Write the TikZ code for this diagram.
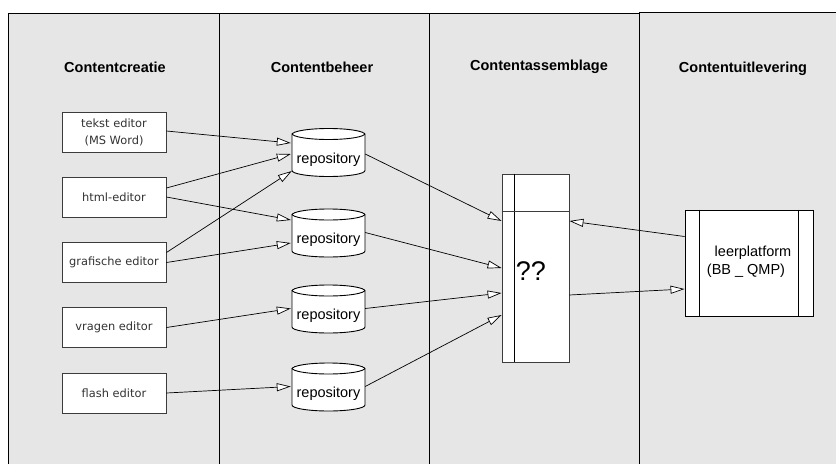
\documentclass[tikz,border=0pt]{standalone}
\usepackage{fontspec}
\setmainfont{Liberation Sans}
\newfontfamily\edfont{DejaVu Sans}
\usetikzlibrary{arrows.meta,calc}
\definecolor{lanebg}{RGB}{230,230,230}
\definecolor{boxline}{RGB}{60,60,60}
\tikzset{
  lanetitle/.style={font=\fontsize{14.5}{16}\selectfont\bfseries, inner sep=0pt},
  editor/.style={draw=boxline, line width=0.9pt, fill=white, minimum width=104pt, minimum height=40pt, inner sep=0pt, align=center, font=\edfont\fontsize{11.4}{17}\selectfont, text=black!80},
  repo/.style={minimum width=75pt, minimum height=51pt, inner sep=0pt, font=\fontsize{14.5}{16}\selectfont,
    path picture={
      \coordinate (pa) at ([shift={(1pt,-7pt)}]path picture bounding box.north west);
      \coordinate (pb) at ([shift={(1pt,7pt)}]path picture bounding box.south west);
      \draw[line width=0.9pt, fill=white] (pa) -- (pb) arc (180:360:36.5pt and 6pt) -- ++(0,36pt) arc (0:180:36.5pt and 6pt) -- cycle;
      \draw[line width=0.9pt] (pa) arc (180:360:36.5pt and 6pt);
    }},
  conn/.style={line width=0.7pt, -{Triangle[length=14pt,width=8pt,fill=white,line width=0.7pt]}},
}
\newcommand{\repotext}{\raisebox{-7.5pt}[\height][\depth]{repository}}
\begin{document}
\begin{tikzpicture}[x=1pt,y=1pt]
\useasboundingbox (0,0) rectangle (836,-464);
% lanes
\fill[lanebg] (8,-13) rectangle (836,-464);
\draw[line width=0.9pt] (8,-464) -- (8,-13) -- (639,-13);
\draw[line width=0.9pt] (639,-12.5) -- (836,-12.5);
\draw[line width=0.8pt] (219,-13) -- (219,-464);
\draw[line width=0.8pt] (429,-13) -- (429,-464);
\draw[line width=0.8pt] (639,-12.5) -- (639,-464);
% titles
\node[lanetitle] (t1) at (115,-67) {Contentcreatie};
\node[lanetitle] (t2) at (322,-67) {Contentbeheer};
\node[lanetitle] (t3) at (539,-67) {Contentassemblage};
\node[lanetitle] (t4) at (743,-69) {Contentuitlevering};
% editors
\node[editor] (e1) at (114,-132) {tekst editor\\(MS Word)};
\node[editor] (e2) at (114,-197) {html-editor};
\node[editor] (e3) at (114,-262.5) {grafische editor};
\node[editor] (e4) at (114,-327.5) {vragen editor};
\node[editor] (e5) at (114,-393) {flash editor};
% repositories
\node[repo] (r1) at (328.5,-152) {\repotext};
\node[repo] (r2) at (328.5,-232.5) {\repotext};
\node[repo] (r3) at (328.5,-308.5) {\repotext};
\node[repo] (r4) at (328.5,-386.5) {\repotext};
% assembly box
\node[draw=boxline, line width=0.9pt, fill=white, minimum width=67pt, minimum height=188pt, inner sep=0pt] (q) at (535.5,-268) {};
\draw[line width=0.9pt] ([xshift=13pt]q.north west) -- ([xshift=13pt]q.south west);
\draw[line width=0.9pt, draw=boxline] ([yshift=-38pt]q.north west) -- ([yshift=-38pt]q.north east);
\node[font=\fontsize{27}{30}\selectfont, inner sep=0pt, anchor=west] (qt) at ([shift={(14pt,-3pt)}]q.west) {??};
% platform box
\node[draw=black, line width=0.9pt, fill=white, minimum width=128pt, minimum height=106pt, inner sep=0pt] (l) at (749,-263) {};
\draw[line width=0.9pt] ([xshift=15pt]l.north west) -- ([xshift=15pt]l.south west);
\draw[line width=0.9pt] ([xshift=-15pt]l.north east) -- ([xshift=-15pt]l.south east);
\node[font=\fontsize{14.5}{18}\selectfont, align=center, inner sep=0pt] (lt) at (746,-262) {\hspace*{14pt}leerplatform\\(BB \_ QMP)};
% connectors editors -> repositories
\draw[conn] ([yshift=1pt]e1.east) -- ([yshift=9pt]r1.west);
\draw[conn] ([yshift=9pt]e2.east) -- ([yshift=-2pt]r1.west);
\draw[conn] (e2.east) -- ([yshift=12.5pt]r2.west);
\draw[conn] ([yshift=10pt]e3.east) -- ([shift={(1pt,-19pt)}]r1.west);
\draw[conn] (e3.east) -- ([yshift=-10.5pt]r2.west);
\draw[conn] (e4.east) -- (r3.west);
\draw[conn] (e5.east) -- (r4.west);
% repositories -> assembly
\draw[conn] ([shift={(-1pt,-2pt)}]r1.east) -- ([yshift=47pt]q.west);
\draw[conn] ([shift={(-1pt,0pt)}]r2.east) -- (q.west);
\draw[conn] ([shift={(-1pt,0pt)}]r3.east) -- ([yshift=-25pt]q.west);
\draw[conn] ([shift={(-1pt,0pt)}]r4.east) -- ([yshift=-47pt]q.west);
% platform <-> assembly
\draw[conn] ([yshift=26.5pt]l.west) -- ([yshift=47pt]q.east);
\draw[conn] ([yshift=-27pt]q.east) -- ([yshift=-26pt]l.west);
\end{tikzpicture}
\end{document}
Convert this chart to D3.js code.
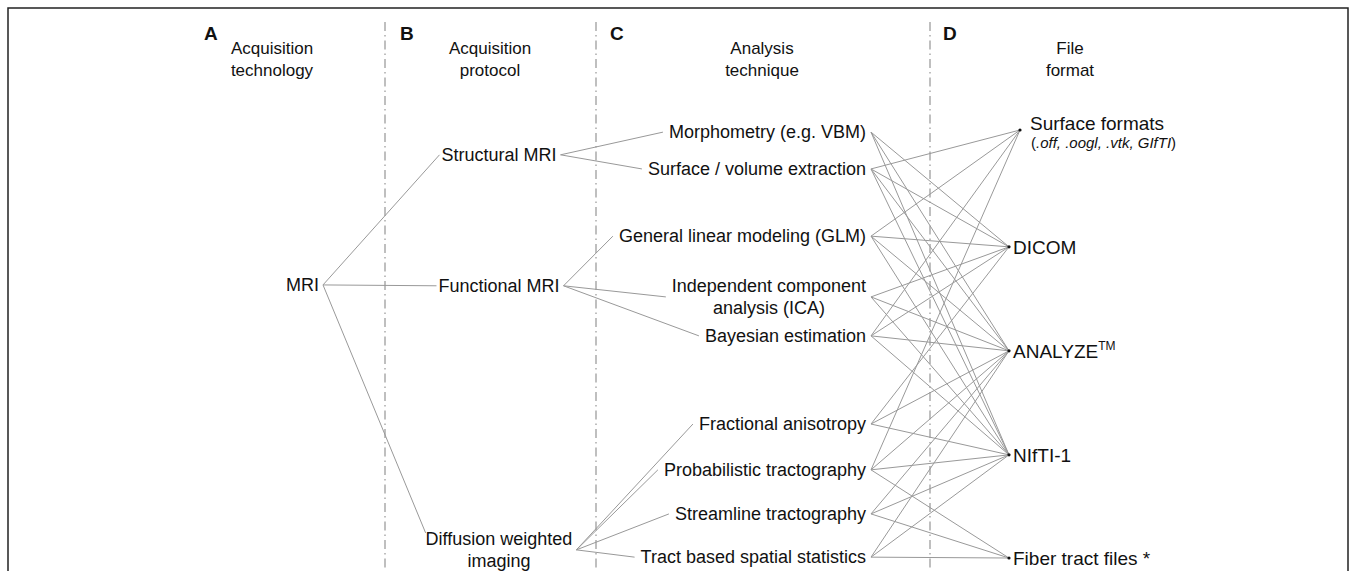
<!DOCTYPE html>
<html>
<head>
<meta charset="utf-8">
<script src="https://cdn.jsdelivr.net/npm/d3@7/dist/d3.min.js"></script>
<style>
  body { margin: 0; background: #fff; }
  text { font-family: "Liberation Sans", Arial, sans-serif; fill: #111; }
</style>
</head>
<body>
<script>
// ---- data ----
var panelLetters = ["A", "B", "C", "D"];
var panelTitles = [["Acquisition", "technology"], ["Acquisition", "protocol"],
                   ["Analysis", "technique"], ["File", "format"]];

// row = vertical slot (0 = top node, 100 = bottom node)
var technologies = [
  {id: "mri", label: ["MRI"], row: 36.2}
];
var protocols = [
  {id: "smri", label: ["Structural MRI"], row: 5.8, parent: "mri"},
  {id: "fmri", label: ["Functional MRI"], row: 36.4, parent: "mri"},
  {id: "dwi", label: ["Diffusion weighted", "imaging"], row: 98.1, parent: "mri"}
];
var techniques = [
  {id: "vbm", label: ["Morphometry (e.g. VBM)"], row: 0.5, parent: "smri"},
  {id: "surf", label: ["Surface / volume extraction"], row: 9.1, parent: "smri"},
  {id: "glm", label: ["General linear modeling (GLM)"], row: 24.8, parent: "fmri"},
  {id: "ica", label: ["Independent component", "analysis (ICA)"], row: 39, parent: "fmri"},
  {id: "bayes", label: ["Bayesian estimation"], row: 48.1, parent: "fmri"},
  {id: "fa", label: ["Fractional anisotropy"], row: 68.7, parent: "dwi"},
  {id: "prob", label: ["Probabilistic tractography"], row: 79.4, parent: "dwi"},
  {id: "stream", label: ["Streamline tractography"], row: 89.7, parent: "dwi"},
  {id: "tbss", label: ["Tract based spatial statistics"], row: 99.8, parent: "dwi"}
];
var formats = [
  {id: "surfaces", label: ["Surface formats", "(.off, .oogl, .vtk, GIfTI)"], row: 0},
  {id: "dicom", label: ["DICOM"], row: 27.3},
  {id: "analyze", label: ["ANALYZE"], sup: "TM", row: 51.6},
  {id: "nifti", label: ["NIfTI-1"], row: 75.9},
  {id: "fiber", label: ["Fiber tract files *"], row: 100}
];
var formatLinks = [
  ["vbm", "dicom"], ["vbm", "analyze"], ["vbm", "nifti"],
  ["surf", "surfaces"], ["surf", "dicom"], ["surf", "analyze"], ["surf", "nifti"],
  ["glm", "surfaces"], ["glm", "dicom"], ["glm", "analyze"], ["glm", "nifti"],
  ["ica", "dicom"], ["ica", "analyze"], ["ica", "nifti"],
  ["bayes", "surfaces"], ["bayes", "dicom"], ["bayes", "analyze"], ["bayes", "nifti"],
  ["fa", "dicom"], ["fa", "analyze"], ["fa", "nifti"],
  ["prob", "surfaces"], ["prob", "analyze"], ["prob", "nifti"], ["prob", "fiber"],
  ["stream", "analyze"], ["stream", "nifti"], ["stream", "fiber"],
  ["tbss", "analyze"], ["tbss", "nifti"], ["tbss", "fiber"]
];

// ---- layout ----
var W = 1356, H = 571;
var dividers = [385, 596, 930];
var letterX = [204, 400, 610, 943];
var titleX = [272, 490, 762, 1070];
var fontSize = 18, lineGap = 22;

var svg = d3.select("body").append("svg")
    .attr("width", W)
    .attr("height", H);

var y = d3.scaleLinear().domain([0, 100]).range([130, 558]);

// frame
svg.append("path")
    .attr("d", "M8," + H + "V8H1348V" + H)
    .attr("fill", "none")
    .attr("stroke", "#222")
    .attr("stroke-width", 1.5);

// dash-dot dividers
svg.selectAll(".divider").data(dividers).enter().append("line")
    .attr("class", "divider")
    .attr("x1", function(d) { return d; })
    .attr("x2", function(d) { return d; })
    .attr("y1", 22).attr("y2", H)
    .attr("stroke", "#aaa")
    .attr("stroke-width", 1.5)
    .attr("stroke-dasharray", "9,4,1.5,4");

// headers
svg.selectAll(".letter").data(panelLetters).enter().append("text")
    .attr("class", "letter")
    .attr("x", function(d, i) { return letterX[i]; })
    .attr("y", 40)
    .style("font-size", "19px")
    .style("font-weight", "bold")
    .text(function(d) { return d; });

panelTitles.forEach(function(t, i) {
  svg.append("text")
      .attr("text-anchor", "middle")
      .style("font-size", "17px")
      .selectAll("tspan").data(t).enter().append("tspan")
      .attr("x", titleX[i])
      .attr("y", function(d, j) { return 54 + j * 22; })
      .text(function(d) { return d; });
});

var linkG = svg.append("g").attr("stroke", "#999").attr("stroke-width", 1).attr("fill", "none");
var nodeG = svg.append("g");
var pos = {};

// draw a multi-line label
function drawLabel(node, anchor, x, size) {
  var cy = y(node.row);
  var n = node.label.length;
  var t = nodeG.append("text").style("font-size", (size || fontSize) + "px")
      .attr("dominant-baseline", "central");
  node.label.forEach(function(s, j) {
    t.append("tspan")
        .attr("y", cy + (j - (n - 1) / 2) * lineGap)
        .attr("x", x).attr("text-anchor", anchor)
        .text(s);
  });
  return t;
}

// column A
technologies.forEach(function(d) {
  var t = drawLabel(d, "end", 319);
  var b = t.node().getBBox();
  pos[d.id] = {right: [b.x + b.width + 4, y(d.row)]};
});

// column B
protocols.forEach(function(d) {
  var t = drawLabel(d, "middle", 499);
  var b = t.node().getBBox();
  var left = d.label.length > 1 ? [b.x, b.y + 4] : [b.x - 2, y(d.row)];
  pos[d.id] = {left: left, right: [b.x + b.width + 4, y(d.row)]};
});

// column C: right aligned, second lines centred under first
techniques.forEach(function(d) {
  var t = drawLabel(d, "end", 866);
  if (d.label.length > 1) {
    var first = t.select("tspan").node().getComputedTextLength();
    t.selectAll("tspan").filter(function(s, j) { return j > 0; })
        .attr("x", 866 - first / 2).attr("text-anchor", "middle");
  }
  var b = t.node().getBBox();
  pos[d.id] = {left: [b.x - 6, y(d.row)], right: [871, y(d.row)]};
});

// column D
formats.forEach(function(d) {
  var multi = d.label.length > 1;
  var t = drawLabel(d, "start", multi ? 1030 : 1013, 19);
  if (multi) {
    var ts = t.selectAll("tspan");
    ts.filter(function(s, j) { return j === 0; }).attr("y", y(d.row) - 7);
    var sub = ts.filter(function(s, j) { return j === 1; })
        .attr("y", y(d.row) + 12).attr("x", 1031)
        .style("font-size", "15px").text(null);
    sub.append("tspan").text("(");
    sub.append("tspan").style("font-style", "italic").text(".off, .oogl, .vtk, GIfTI");
    sub.append("tspan").text(")");
  }
  if (d.sup) {
    t.append("tspan").attr("dy", -5).style("font-size", "12px").text(d.sup);
  }
  var x0 = multi ? 1020 : 1009;
  pos[d.id] = {left: [x0, y(d.row)]};
  nodeG.append("circle").attr("cx", x0).attr("cy", y(d.row)).attr("r", 1.6).attr("fill", "#111");
});

// links
function addLink(a, b) {
  linkG.append("line")
      .attr("x1", a[0]).attr("y1", a[1])
      .attr("x2", b[0]).attr("y2", b[1]);
}
protocols.concat(techniques).forEach(function(d) {
  addLink(pos[d.parent].right, pos[d.id].left);
});
formatLinks.forEach(function(l) {
  addLink(pos[l[0]].right, pos[l[1]].left);
});
</script>
</body>
</html>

#### [Aim]
Find all lines holding the string "code" and copy them.

#### [Output for this task]
Write the TikZ code for this diagram.
Convert this chart to D3.js code.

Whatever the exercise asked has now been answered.